Nous avons également abordé la transition énergétique, un secteur stratégique pour l’avenir de la Tunisie. Avec son potentiel important en énergies renouvelables, le pays dispose d’atouts pour renforcer son indépendance énergétique et accélérer son développement durable. Comme je l’ai indiqué plus tôt, nous accompagnons cette transformation en mobilisant les investissements nécessaires à son essor.
L’emploi et l’inclusion sociale ont également fait l’objet de discussions. Favoriser une croissance dynamique et inclusive passe par des politiques de formation aux évolutions du marché, et renforcer l’adéquation entre compétences et besoins économiques. La Banque mondiale appuie des initiatives visant à encourager l’entrepreneuriat, à élargir les opportunités professionnelles et à soutenir les PME, qui jouent un rôle clé dans l’innovation et la création de valeur.
Pour concrétiser ces ambitions, notre engagement ne se limite pas au financement. Nous accompagnons la Tunisie dans son processus de modernisation de ses services publics, en mobilisant notre expertise, et en facilitant l’échange de bonnes pratiques en cohérence entre les priorités nationales et les programmes de la Banque mondiale.
La Tunisie traverse une période de transition économique. Quels sont, selon vous, les principaux défis à court et moyen terme, et comment la Banque mondiale peut-elle contribuer aux réformes structurelles du pays ?
La Tunisie possède des atouts considérables pour surmonter cette période de transition, notamment une économie diversifiée et un capital humain de qualité. Certains indicateurs récents sont encourageants, notamment le dynamisme des exportations avec la forte progression des exportations d’huile d’olive et la reprise du tourisme, avec plus de 10 millions de visiteurs en 2024. L’inflation, quant à elle, est revenue à moins de 6%, son niveau le plus bas depuis 2022.
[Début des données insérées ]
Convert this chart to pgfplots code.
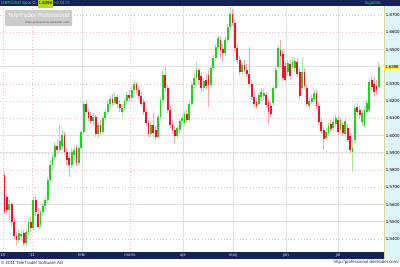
\documentclass[border=0pt]{standalone}
\usepackage{pgfplots}
\pgfplotsset{compat=1.18}
\usepackage{pgfplotstable}
\usepackage{fontspec}
\setmainfont{Liberation Sans}
\definecolor{navy}{HTML}{14215A}
\definecolor{upc}{HTML}{1ED21E}
\definecolor{dnc}{HTML}{F0141E}
\definecolor{upw}{HTML}{A6E8A0}
\definecolor{dnw}{HTML}{F5A8B0}
\definecolor{panel}{HTML}{DDF6FA}
\definecolor{gridpink}{HTML}{F0C0C8}
\definecolor{gridgray}{HTML}{E2E2E2}
\definecolor{hdrgreen}{HTML}{3CE03C}
\definecolor{tickblue}{HTML}{C8D0EC}

\pgfplotstableread{
k o h l c
0 1.5771 1.5789 1.5545 1.5556
1 1.5643 1.5655 1.5551 1.5568
2 1.5568 1.5626 1.5510 1.5603
3 1.5603 1.5614 1.5475 1.5498
4 1.5498 1.5521 1.5399 1.5417
5 1.5417 1.5440 1.5365 1.5394
6 1.5394 1.5458 1.5376 1.5434
7 1.5417 1.5452 1.5388 1.5428
8 1.5434 1.5452 1.5359 1.5376
9 1.5376 1.5458 1.5365 1.5440
10 1.5440 1.5521 1.5423 1.5498
11 1.5498 1.5533 1.5440 1.5463
12 1.5463 1.5643 1.5452 1.5626
13 1.5626 1.5649 1.5533 1.5556
14 1.5545 1.5580 1.5463 1.5469
15 1.5481 1.5568 1.5463 1.5556
16 1.5556 1.5609 1.5533 1.5591
17 1.5591 1.5649 1.5556 1.5626
18 1.5626 1.5760 1.5609 1.5742
19 1.5742 1.5858 1.5725 1.5829
20 1.5829 1.5893 1.5800 1.5876
21 1.5876 1.5963 1.5858 1.5940
22 1.5940 1.5975 1.5893 1.5917
23 1.5917 1.6062 1.5899 1.5969
24 1.5940 1.6033 1.5917 1.6004
25 1.6004 1.6021 1.5888 1.5905
26 1.5905 1.5928 1.5829 1.5858
27 1.5870 1.5905 1.5760 1.5829
28 1.5829 1.5928 1.5812 1.5905
29 1.5888 1.5940 1.5858 1.5917
30 1.5928 1.5946 1.5824 1.5841
31 1.5841 1.5940 1.5824 1.5928
32 1.5928 1.6033 1.5917 1.6021
33 1.6021 1.6195 1.6010 1.6184
34 1.6184 1.6207 1.6126 1.6137
35 1.6137 1.6155 1.6085 1.6102
36 1.6114 1.6137 1.6068 1.6085
37 1.6085 1.6132 1.6056 1.6108
38 1.6108 1.6120 1.5992 1.6010
39 1.6010 1.6079 1.5986 1.6062
40 1.6062 1.6091 1.6004 1.6021
41 1.6021 1.6114 1.6010 1.6102
42 1.6102 1.6161 1.6085 1.6137
43 1.6137 1.6207 1.6120 1.6184
44 1.6184 1.6236 1.6166 1.6213
45 1.6213 1.6242 1.6172 1.6190
46 1.6190 1.6248 1.6178 1.6224
47 1.6224 1.6236 1.6161 1.6184
48 1.6184 1.6207 1.6137 1.6161
49 1.6137 1.6184 1.6108 1.6161
50 1.6161 1.6219 1.6143 1.6201
51 1.6201 1.6253 1.6184 1.6236
52 1.6236 1.6265 1.6201 1.6219
53 1.6219 1.6288 1.6207 1.6265
54 1.6265 1.6323 1.6248 1.6300
55 1.6300 1.6312 1.6242 1.6265
56 1.6265 1.6288 1.6213 1.6230
57 1.6230 1.6253 1.6166 1.6184
58 1.6195 1.6213 1.6120 1.6137
59 1.6137 1.6161 1.6056 1.6073
60 1.6073 1.6091 1.5992 1.6010
61 1.6010 1.6079 1.5992 1.6062
62 1.6062 1.6132 1.5992 1.6015
63 1.6033 1.6056 1.5975 1.5992
64 1.5992 1.6120 1.5981 1.6108
65 1.6108 1.6224 1.6097 1.6207
66 1.6207 1.6381 1.6190 1.6352
67 1.6352 1.6399 1.6253 1.6277
68 1.6277 1.6295 1.6132 1.6149
69 1.6149 1.6172 1.6044 1.6062
70 1.6062 1.6091 1.6010 1.6033
71 1.6033 1.6056 1.5957 1.5998
72 1.5998 1.6062 1.5981 1.6044
73 1.6033 1.6102 1.6010 1.6085
74 1.6085 1.6132 1.6068 1.6102
75 1.6073 1.6143 1.6056 1.6126
76 1.6126 1.6149 1.6073 1.6091
77 1.6091 1.6207 1.6079 1.6184
78 1.6184 1.6312 1.6172 1.6294
79 1.6294 1.6364 1.6277 1.6335
80 1.6335 1.6428 1.6312 1.6381
81 1.6381 1.6393 1.6300 1.6323
82 1.6346 1.6370 1.6253 1.6277
83 1.6277 1.6335 1.6253 1.6317
84 1.6323 1.6358 1.6265 1.6288
85 1.6352 1.6381 1.6166 1.6294
86 1.6294 1.6405 1.6277 1.6393
87 1.6393 1.6468 1.6375 1.6451
88 1.6451 1.6532 1.6434 1.6515
89 1.6515 1.6579 1.6498 1.6567
90 1.6556 1.6579 1.6451 1.6498
91 1.6503 1.6532 1.6428 1.6480
92 1.6480 1.6573 1.6463 1.6556
93 1.6556 1.6649 1.6538 1.6631
94 1.6631 1.6747 1.6614 1.6707
95 1.6707 1.6736 1.6637 1.6654
96 1.6654 1.6672 1.6486 1.6509
97 1.6509 1.6532 1.6416 1.6439
98 1.6439 1.6463 1.6352 1.6370
99 1.6370 1.6428 1.6352 1.6410
100 1.6410 1.6439 1.6364 1.6381
101 1.6381 1.6416 1.6341 1.6358
102 1.6358 1.6515 1.6283 1.6300
103 1.6300 1.6323 1.6207 1.6224
104 1.6224 1.6253 1.6166 1.6184
105 1.6195 1.6219 1.6155 1.6172
106 1.6184 1.6253 1.6172 1.6236
107 1.6224 1.6277 1.6201 1.6253
108 1.6230 1.6271 1.6207 1.6248
109 1.6236 1.6253 1.6161 1.6178
110 1.6195 1.6213 1.6062 1.6137
111 1.6172 1.6195 1.6102 1.6126
112 1.6190 1.6288 1.6172 1.6277
113 1.6277 1.6399 1.6265 1.6381
114 1.6399 1.6527 1.6387 1.6509
115 1.6498 1.6556 1.6399 1.6463
116 1.6474 1.6498 1.6317 1.6335
117 1.6405 1.6428 1.6312 1.6323
118 1.6370 1.6439 1.6346 1.6422
119 1.6416 1.6439 1.6329 1.6346
120 1.6399 1.6451 1.6381 1.6428
121 1.6393 1.6457 1.6370 1.6434
122 1.6428 1.6451 1.6341 1.6358
123 1.6370 1.6393 1.6213 1.6230
124 1.6277 1.6451 1.6265 1.6370
125 1.6370 1.6393 1.6271 1.6288
126 1.6277 1.6300 1.6166 1.6184
127 1.6172 1.6224 1.6155 1.6201
128 1.6195 1.6242 1.6184 1.6219
129 1.6213 1.6265 1.6195 1.6248
130 1.6248 1.6265 1.6155 1.6172
131 1.6172 1.6195 1.6062 1.6079
132 1.6079 1.6102 1.6010 1.6027
133 1.6033 1.6050 1.5917 1.5981
134 1.5986 1.6044 1.5969 1.6021
135 1.6015 1.6079 1.5998 1.6056
136 1.6068 1.6091 1.6021 1.6039
137 1.6044 1.6102 1.6027 1.6079
138 1.6068 1.6126 1.6050 1.6102
139 1.6091 1.6114 1.6004 1.6021
140 1.6033 1.6108 1.6015 1.6091
141 1.6062 1.6079 1.5998 1.6015
142 1.6010 1.6102 1.5992 1.6085
143 1.6044 1.6068 1.5963 1.5975
144 1.5998 1.6021 1.5899 1.5917
145 1.5905 1.5975 1.5789 1.5928
146 1.5975 1.6178 1.5957 1.6161
147 1.6166 1.6190 1.6114 1.6137
148 1.6149 1.6172 1.6097 1.6120
149 1.6079 1.6149 1.6056 1.6132
150 1.6056 1.6172 1.6044 1.6149
151 1.6137 1.6207 1.6126 1.6190
152 1.6149 1.6329 1.6137 1.6312
153 1.6323 1.6346 1.6265 1.6283
154 1.6300 1.6341 1.6224 1.6253
155 1.6288 1.6323 1.6236 1.6265
156 1.6283 1.6428 1.6271 1.6398
}\candles

\pgfplotsset{
  wick/.style={draw=none, no markers, forget plot,
    error bars/.cd, y dir=both, y explicit, error mark=none,
    error bar style={line width=0.8pt, draw=#1, solid}},
  body/.style={draw=none, no markers, forget plot,
    error bars/.cd, y dir=both, y explicit, error mark=none,
    error bar style={line width=1.8pt, draw=#1, solid}},
}

\newcommand{\ttsz}{\fontsize{4.4}{5}\selectfont}

\begin{document}
\begin{tikzpicture}
\useasboundingbox (0pt,0pt) rectangle (400pt,266pt);
\fill[white] (0pt,0pt) rectangle (400pt,266pt);
\fill[panel] (384pt,7pt) rectangle (400pt,260pt);
\draw[color=yellow!40!gray!60, line width=0.6pt] (384.3pt,7pt) -- (384.3pt,260pt);
\fill[navy] (0pt,7pt) rectangle (384pt,14pt);
\fill[navy] (0pt,260pt) rectangle (400pt,266pt);
% header
\node[anchor=west, inner sep=0pt, font=\ttsz, text=hdrgreen] at (1pt,263pt)
  {GBP/USD Spot \textcolor{yellow}{C:} \colorbox{yellow!70!green}{\hspace{-2.5pt}\textcolor{black}{1.6398}\hspace{-2.5pt}} +0.0174};
\node[anchor=east, inner sep=0pt, font=\ttsz, text=hdrgreen] at (382pt,263pt) {logaritm.};
% watermark
\fill[rounded corners=1pt, gray!40] (5pt,240pt) rectangle (72pt,256pt);
\node[anchor=west, inner sep=0pt, text=white, font=\fontsize{5.8}{6}\selectfont] at (8pt,250.5pt) {TeleTrader Professional};
\node[anchor=east, inner sep=0pt, text=gray!70!black, font=\fontsize{3}{3.5}\selectfont] at (70pt,243.5pt) {http://professional.teletrader.com/};
% footer
\node[anchor=west, inner sep=0pt, font=\ttsz, text=black!80] at (1pt,3.4pt) {\textcopyright{} 2011 TeleTrader Software AG};
\node[anchor=east, inner sep=0pt, font=\ttsz, text=black!80] at (399pt,3.4pt) {http://professional.teletrader.com/};

\begin{axis}[
  at={(0pt,14pt)}, anchor=south west,
  scale only axis, width=384pt, height=246pt,
  xmin=-1.875, xmax=158.125, ymin=1.5324, ymax=1.6753,
  axis line style={draw=none},
  major tick length=0pt,
  clip=false,
  xtick={-0.625,11.46,32.29,52.29,74.38,95.21,117.29,138.96},
  xticklabels={10,'11,febr,marts,apr,maij,jūn,jūl},
  xticklabel style={font=\ttsz, text=tickblue, inner sep=0pt, yshift=-1.6pt},
  ytick={1.54,1.55,1.56,1.57,1.58,1.59,1.60,1.61,1.62,1.63,1.65,1.66,1.67},
  yticklabel pos=right,
  scaled y ticks=false,
  yticklabel style={font=\ttsz, text=black, inner sep=0pt, anchor=west, xshift=1.8pt,
     /pgf/number format/.cd, fixed, fixed zerofill, precision=4, assume math mode=true},
  xmajorgrids, ymajorgrids,
  major grid style={gridpink, line width=0.5pt, dash pattern=on 0.6pt off 2.6pt},
  extra x ticks={32.29,74.38,95.21,117.29,138.96},
  extra x tick labels={},
  extra x tick style={major grid style={gridgray, solid, line width=0.7pt}},
  extra y ticks={1.65,1.64,1.60,1.59,1.56,1.55},
  extra y tick labels={},
  extra y tick style={major grid style={gridgray, solid, line width=0.7pt}},
]
\addplot[restrict expr to domain={\thisrow{c}-\thisrow{o}}{0:1}, wick=upw]
  table[x=k, y expr={(\thisrow{h}+\thisrow{l})/2}, y error expr={(\thisrow{h}-\thisrow{l})/2}] {\candles};
\addplot[restrict expr to domain={\thisrow{c}-\thisrow{o}}{-1:-0.00001}, wick=dnw]
  table[x=k, y expr={(\thisrow{h}+\thisrow{l})/2}, y error expr={(\thisrow{h}-\thisrow{l})/2}] {\candles};
\addplot[restrict expr to domain={\thisrow{c}-\thisrow{o}}{0:1}, body=upc]
  table[x=k, y expr={(\thisrow{o}+\thisrow{c})/2}, y error expr={max(abs(\thisrow{c}-\thisrow{o})/2,0.0002)}] {\candles};
\addplot[restrict expr to domain={\thisrow{c}-\thisrow{o}}{-1:-0.00001}, body=dnc]
  table[x=k, y expr={(\thisrow{o}+\thisrow{c})/2}, y error expr={max(abs(\thisrow{c}-\thisrow{o})/2,0.0002)}] {\candles};
\node[anchor=west, fill=yellow!85!white, inner sep=0.5pt, minimum width=15.5pt, font=\ttsz, text=black]
  at (axis cs:158.125,1.6398) {1.6398};
\end{axis}
\end{tikzpicture}
\end{document}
En parallèle, la Tunisie poursuit ses efforts pour relever plusieurs défis. Le chômage reste un enjeu majeur, notamment chez les jeunes diplômés, et le taux d’activité des femmes pourrait être davantage renforcé. L’amélioration de l’accès au financement pour les entreprises, en particulier les PME, représente un levier essentiel pour dynamiser l’investissement et favoriser la création d’emplois. Par ailleurs, une gestion efficace des ressources naturelles et des infrastructures nécessite une planification stratégique, et des investissements soutenus afin d’accompagner durablement la croissance du pays.
Dans ce contexte, il s’agit avant tout de relancer la croissance économique qui passe par l’amélioration du climat des affaires, le renforcement de la compétitivité du secteur privé, ainsi que la stimulation de l’emploi et l’inclusion sociale, en adaptant la formation aux besoins du marché et en encourageant l’initiative privée. Les mesures mises en œuvre par le gouvernement visant à simplifier les procédures administratives et moderniser les infrastructures devraient contribuer à ces objectifs. Par ailleurs, accélérer la transition énergétique et l’adaptation au changement climatique à travers une gestion durable des ressources et le soutien à l’économie verte constituent des priorités.
La Banque mondiale reste pleinement engagée aux côtés de la Tunisie pour l’accompagner dans ses efforts de modernisation économique et sociale. Le pays dispose d’un potentiel considérable pour transformer ses défis en véritables opportunités. Nous sommes convaincus qu’avec des choix stratégiques et une action concertée, un avenir prometteur pour la Tunisie se dessine, marqué par une économie plus dynamique et des opportunités accrues pour tous.